Unlocking the Hero Within
Thursday, Jun. 6, 2013
Masked vigilantes. Caped crusaders. Costumed crime fighters.
Every summer, millions of moviegoers flock to crowded multiplexes across the globe to see the latest hero don a really cool costume and venture out into the night to save the world. The notion of heroes has always been linked to individuals who possess superhuman abilities and use their powers to protect humanity against supervillains and evil enterprises. After being thoroughly entertained for a couple of hours, the story ends and we exit the world of “make believe” into the harsh realities of the real world. However, in our 21st century world, danger still exists.
You don’t have to be a character in a Hollywood script to save the world. Take a look at Amanda North, who recently reunited with a Boston bombing survivor, Erika Brannock as shown on AC360. I’m sure Amanda would never call herself “a hero,” but her actions in Boston, as well her role within the Jesuit University in Silicon Valley tell the whole story.

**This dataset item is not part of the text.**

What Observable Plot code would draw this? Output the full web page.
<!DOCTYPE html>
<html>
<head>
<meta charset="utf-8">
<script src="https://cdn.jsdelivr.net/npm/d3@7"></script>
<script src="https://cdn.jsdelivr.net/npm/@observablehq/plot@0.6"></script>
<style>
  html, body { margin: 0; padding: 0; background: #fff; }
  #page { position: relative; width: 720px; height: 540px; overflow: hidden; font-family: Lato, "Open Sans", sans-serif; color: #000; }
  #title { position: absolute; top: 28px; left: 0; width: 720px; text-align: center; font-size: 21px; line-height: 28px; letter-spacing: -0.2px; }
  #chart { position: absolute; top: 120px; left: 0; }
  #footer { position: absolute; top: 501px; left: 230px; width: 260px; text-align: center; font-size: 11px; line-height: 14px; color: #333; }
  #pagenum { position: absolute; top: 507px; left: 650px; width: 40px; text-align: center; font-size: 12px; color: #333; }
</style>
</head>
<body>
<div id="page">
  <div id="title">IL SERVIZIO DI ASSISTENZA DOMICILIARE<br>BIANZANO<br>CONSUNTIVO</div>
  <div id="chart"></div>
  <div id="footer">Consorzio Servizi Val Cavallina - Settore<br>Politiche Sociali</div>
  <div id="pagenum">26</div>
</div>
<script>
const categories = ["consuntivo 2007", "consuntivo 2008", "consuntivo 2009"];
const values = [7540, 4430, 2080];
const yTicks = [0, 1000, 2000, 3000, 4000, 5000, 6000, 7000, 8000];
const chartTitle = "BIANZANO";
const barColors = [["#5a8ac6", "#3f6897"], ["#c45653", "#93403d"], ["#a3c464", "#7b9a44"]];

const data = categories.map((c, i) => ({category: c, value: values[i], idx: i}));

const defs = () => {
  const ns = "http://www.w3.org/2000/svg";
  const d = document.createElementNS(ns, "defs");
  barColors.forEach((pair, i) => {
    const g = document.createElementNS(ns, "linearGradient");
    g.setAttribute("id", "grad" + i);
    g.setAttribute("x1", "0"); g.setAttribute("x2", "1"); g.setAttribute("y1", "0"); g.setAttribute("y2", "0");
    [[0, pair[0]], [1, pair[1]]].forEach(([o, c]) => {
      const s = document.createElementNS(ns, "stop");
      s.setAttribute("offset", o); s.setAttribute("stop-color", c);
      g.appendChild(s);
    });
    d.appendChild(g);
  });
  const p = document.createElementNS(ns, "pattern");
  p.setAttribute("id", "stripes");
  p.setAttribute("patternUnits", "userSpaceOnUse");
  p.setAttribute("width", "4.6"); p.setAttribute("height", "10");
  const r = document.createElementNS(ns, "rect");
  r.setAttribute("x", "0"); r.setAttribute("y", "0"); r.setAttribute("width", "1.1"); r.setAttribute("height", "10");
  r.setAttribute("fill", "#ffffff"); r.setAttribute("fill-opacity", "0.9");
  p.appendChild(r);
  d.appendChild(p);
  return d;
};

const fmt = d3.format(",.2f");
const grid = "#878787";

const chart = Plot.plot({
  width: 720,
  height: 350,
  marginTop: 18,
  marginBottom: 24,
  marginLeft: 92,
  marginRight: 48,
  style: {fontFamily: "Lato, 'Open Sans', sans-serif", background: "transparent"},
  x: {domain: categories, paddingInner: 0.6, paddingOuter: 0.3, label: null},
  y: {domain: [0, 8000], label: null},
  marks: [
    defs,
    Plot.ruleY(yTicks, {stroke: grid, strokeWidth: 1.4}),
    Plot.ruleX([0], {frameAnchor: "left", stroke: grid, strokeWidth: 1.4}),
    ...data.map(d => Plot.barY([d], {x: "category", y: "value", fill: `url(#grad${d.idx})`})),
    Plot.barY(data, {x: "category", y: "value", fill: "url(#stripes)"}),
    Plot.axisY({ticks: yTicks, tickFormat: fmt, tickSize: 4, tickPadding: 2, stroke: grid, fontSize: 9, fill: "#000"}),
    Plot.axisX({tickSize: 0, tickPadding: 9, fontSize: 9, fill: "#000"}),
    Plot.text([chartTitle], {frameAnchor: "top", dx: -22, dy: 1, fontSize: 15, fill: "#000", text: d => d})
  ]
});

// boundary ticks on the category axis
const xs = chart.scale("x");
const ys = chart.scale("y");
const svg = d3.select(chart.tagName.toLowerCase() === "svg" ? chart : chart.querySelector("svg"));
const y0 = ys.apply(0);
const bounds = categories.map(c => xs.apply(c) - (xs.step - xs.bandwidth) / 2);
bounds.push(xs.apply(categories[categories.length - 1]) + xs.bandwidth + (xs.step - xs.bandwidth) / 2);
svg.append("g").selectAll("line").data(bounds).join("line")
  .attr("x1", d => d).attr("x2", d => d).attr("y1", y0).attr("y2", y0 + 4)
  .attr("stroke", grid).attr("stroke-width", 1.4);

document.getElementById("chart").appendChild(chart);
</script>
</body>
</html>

Amanda’s passion for social justice and creating a more just and humane world, is why she decided to join the GSBI™ as a mentor – a critically acclaimed social entrepreneurship accelerator program at Santa Clara University’s Center for Science, Technology, and Society. In a recent conversation at the Center, Amanda shared about how much she loves growing things and getting to the heart of why things matter. She enjoys working with social entrepreneurs because they build products and services that have an immediate impact on the lives of people who need them most. Very humble and non-intimidating, Amanda has a natural essence that engages people in a way that they feel they are a part of a greater human story. Just ask Erika Brannock, who says Amanda saved her life. In response, Amanda modestly says, “I felt like there was a reason why I was there. I just felt this compulsion to go over to you…”

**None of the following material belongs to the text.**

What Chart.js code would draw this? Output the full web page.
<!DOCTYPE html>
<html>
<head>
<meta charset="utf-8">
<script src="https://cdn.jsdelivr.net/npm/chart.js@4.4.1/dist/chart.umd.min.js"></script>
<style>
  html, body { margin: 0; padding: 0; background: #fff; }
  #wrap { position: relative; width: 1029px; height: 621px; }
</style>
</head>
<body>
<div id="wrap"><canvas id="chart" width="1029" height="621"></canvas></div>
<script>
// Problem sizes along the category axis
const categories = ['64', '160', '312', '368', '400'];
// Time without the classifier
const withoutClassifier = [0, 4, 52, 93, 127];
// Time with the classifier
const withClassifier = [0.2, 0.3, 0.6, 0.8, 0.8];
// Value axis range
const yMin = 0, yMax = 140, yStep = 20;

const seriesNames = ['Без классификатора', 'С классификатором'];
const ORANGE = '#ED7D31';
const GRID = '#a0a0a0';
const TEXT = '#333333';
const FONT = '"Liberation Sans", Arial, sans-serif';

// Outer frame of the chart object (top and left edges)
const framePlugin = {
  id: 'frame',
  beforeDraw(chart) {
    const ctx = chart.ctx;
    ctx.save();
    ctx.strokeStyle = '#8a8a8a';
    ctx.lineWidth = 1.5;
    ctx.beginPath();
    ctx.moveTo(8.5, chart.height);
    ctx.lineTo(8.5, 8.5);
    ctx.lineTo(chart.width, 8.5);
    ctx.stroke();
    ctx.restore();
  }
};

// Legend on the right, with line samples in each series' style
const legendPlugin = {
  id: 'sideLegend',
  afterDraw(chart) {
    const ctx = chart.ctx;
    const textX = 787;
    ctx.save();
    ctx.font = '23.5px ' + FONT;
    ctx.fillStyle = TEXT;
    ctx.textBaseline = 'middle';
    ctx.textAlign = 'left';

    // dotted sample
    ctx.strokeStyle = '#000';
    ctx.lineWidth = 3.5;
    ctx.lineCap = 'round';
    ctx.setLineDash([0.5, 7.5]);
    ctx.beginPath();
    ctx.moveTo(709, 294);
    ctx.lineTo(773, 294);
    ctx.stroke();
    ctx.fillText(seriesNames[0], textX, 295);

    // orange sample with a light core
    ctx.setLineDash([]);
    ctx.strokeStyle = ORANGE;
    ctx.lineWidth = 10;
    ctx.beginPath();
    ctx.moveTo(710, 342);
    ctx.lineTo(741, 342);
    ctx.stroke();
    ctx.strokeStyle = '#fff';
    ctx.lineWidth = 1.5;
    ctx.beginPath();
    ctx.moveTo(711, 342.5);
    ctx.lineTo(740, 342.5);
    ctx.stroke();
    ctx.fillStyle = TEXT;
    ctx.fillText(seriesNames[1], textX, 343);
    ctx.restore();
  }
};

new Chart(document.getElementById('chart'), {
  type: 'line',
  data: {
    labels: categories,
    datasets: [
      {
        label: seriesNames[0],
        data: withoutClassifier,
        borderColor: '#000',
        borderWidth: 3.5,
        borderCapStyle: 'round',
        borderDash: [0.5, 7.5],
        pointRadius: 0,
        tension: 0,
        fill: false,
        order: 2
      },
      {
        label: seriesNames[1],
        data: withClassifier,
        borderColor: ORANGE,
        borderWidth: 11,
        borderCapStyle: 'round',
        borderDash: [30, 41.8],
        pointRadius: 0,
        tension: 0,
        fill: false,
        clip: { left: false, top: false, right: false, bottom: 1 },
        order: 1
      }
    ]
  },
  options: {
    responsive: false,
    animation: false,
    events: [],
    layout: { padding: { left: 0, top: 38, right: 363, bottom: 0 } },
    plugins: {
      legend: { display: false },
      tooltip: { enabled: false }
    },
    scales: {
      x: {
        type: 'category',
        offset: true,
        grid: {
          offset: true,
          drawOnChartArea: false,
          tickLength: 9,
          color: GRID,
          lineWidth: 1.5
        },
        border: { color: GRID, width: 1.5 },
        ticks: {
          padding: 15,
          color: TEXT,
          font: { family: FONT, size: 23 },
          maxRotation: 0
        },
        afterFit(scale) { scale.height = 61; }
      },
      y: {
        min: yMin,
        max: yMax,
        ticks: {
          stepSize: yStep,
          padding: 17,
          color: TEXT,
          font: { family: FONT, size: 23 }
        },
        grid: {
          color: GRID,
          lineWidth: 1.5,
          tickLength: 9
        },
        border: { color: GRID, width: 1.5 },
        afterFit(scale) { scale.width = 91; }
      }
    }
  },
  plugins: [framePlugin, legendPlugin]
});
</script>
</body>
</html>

It is this same compulsion to act and do something that drives Amanda in her hands-on work with the Center. The Center follows a simple strategy in its mission to benefit the lives of 1 billion of the world’s poor by 2020: Help social entrepreneurs help more people. It’s simple, but powerful in scope and vision. The vision works because it constantly seeks out entrepreneurs who are inspired to dream big, to build something of great value, and who are motivated to get the training and discipline necessary to impact the greater good.
We are proud of Amanda North, and mentors like her who work closely with entrepreneurs that venture out into sweltering hot days and feverishly cold nights tackling everyday problems that face people living in persistent poverty. GSBI Mentors are more than teachers and guides; they are heroes who encourage us to rise to the challenge and do something.